** BEGIN Records for the task **

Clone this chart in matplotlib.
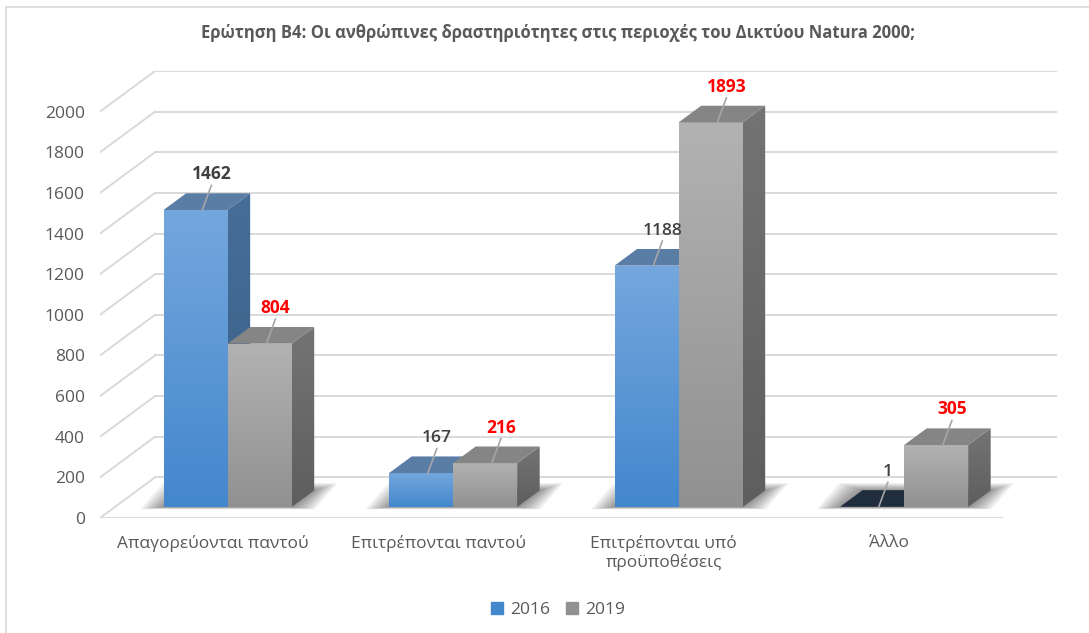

** END Records for the task **
** BEGIN Records for the task **

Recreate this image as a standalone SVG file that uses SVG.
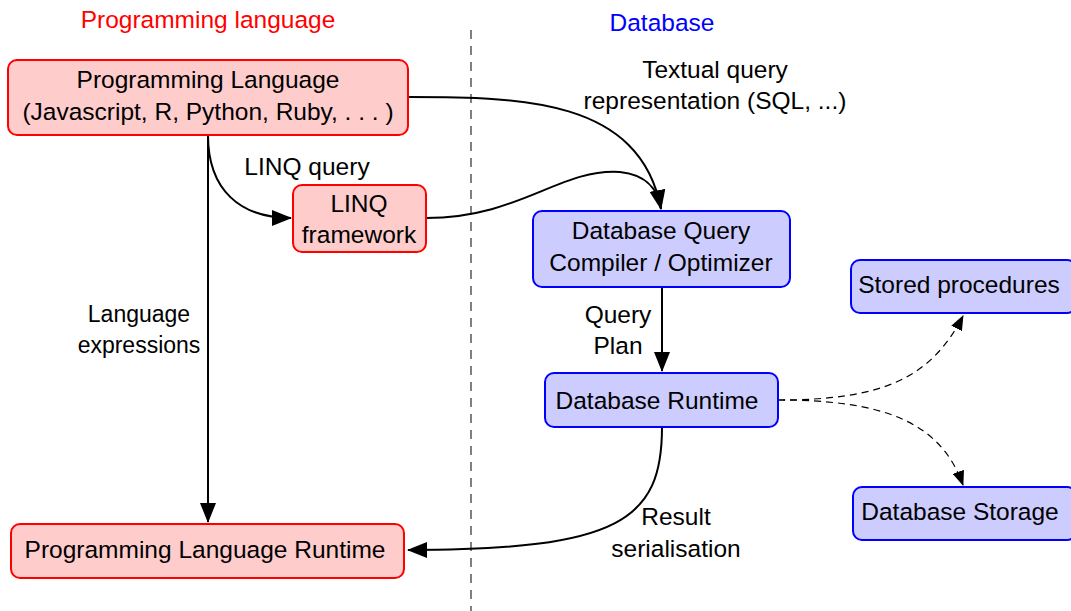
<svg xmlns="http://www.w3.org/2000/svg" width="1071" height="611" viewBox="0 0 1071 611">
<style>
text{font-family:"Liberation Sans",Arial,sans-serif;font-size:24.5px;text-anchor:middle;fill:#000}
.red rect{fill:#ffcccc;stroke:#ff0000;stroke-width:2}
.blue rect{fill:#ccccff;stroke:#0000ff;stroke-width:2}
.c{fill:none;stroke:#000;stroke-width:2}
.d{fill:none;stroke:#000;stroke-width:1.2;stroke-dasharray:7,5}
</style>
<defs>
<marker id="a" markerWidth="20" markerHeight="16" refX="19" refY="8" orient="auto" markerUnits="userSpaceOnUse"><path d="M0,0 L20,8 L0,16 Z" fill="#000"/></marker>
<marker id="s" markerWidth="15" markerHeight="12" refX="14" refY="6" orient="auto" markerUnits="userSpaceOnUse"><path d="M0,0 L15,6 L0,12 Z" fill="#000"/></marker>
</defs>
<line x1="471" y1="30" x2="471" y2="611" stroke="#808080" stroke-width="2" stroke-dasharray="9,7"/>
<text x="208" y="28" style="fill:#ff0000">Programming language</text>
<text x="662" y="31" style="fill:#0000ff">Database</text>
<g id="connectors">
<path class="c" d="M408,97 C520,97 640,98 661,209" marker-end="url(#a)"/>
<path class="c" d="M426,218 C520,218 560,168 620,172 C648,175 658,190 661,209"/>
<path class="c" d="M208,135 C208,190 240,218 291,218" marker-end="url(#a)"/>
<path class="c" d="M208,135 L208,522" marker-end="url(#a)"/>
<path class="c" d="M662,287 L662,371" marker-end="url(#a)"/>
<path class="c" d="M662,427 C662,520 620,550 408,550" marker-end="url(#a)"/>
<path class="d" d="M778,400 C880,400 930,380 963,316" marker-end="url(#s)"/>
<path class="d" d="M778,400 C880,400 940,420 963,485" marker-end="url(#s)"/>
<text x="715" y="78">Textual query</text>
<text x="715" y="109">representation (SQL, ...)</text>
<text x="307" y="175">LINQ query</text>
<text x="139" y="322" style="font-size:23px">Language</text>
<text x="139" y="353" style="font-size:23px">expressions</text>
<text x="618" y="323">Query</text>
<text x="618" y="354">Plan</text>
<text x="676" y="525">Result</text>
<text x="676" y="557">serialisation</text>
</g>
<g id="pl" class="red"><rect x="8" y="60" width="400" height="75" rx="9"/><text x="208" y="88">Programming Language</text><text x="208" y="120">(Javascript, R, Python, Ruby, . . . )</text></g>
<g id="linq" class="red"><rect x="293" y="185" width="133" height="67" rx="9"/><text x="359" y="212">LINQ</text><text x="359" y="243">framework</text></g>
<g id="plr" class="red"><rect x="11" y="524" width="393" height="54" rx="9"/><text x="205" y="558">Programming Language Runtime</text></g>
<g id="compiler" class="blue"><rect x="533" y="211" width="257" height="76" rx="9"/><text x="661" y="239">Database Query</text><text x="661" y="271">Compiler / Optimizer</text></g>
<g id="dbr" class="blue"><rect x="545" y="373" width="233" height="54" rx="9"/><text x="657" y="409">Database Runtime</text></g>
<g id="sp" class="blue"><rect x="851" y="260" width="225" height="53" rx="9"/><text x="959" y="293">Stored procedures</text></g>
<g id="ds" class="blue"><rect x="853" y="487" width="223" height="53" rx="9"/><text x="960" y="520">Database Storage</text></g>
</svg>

** END Records for the task **

What is being asked » Of the lines in the entries, how many include the word "this"? State only the number.

Result below » 2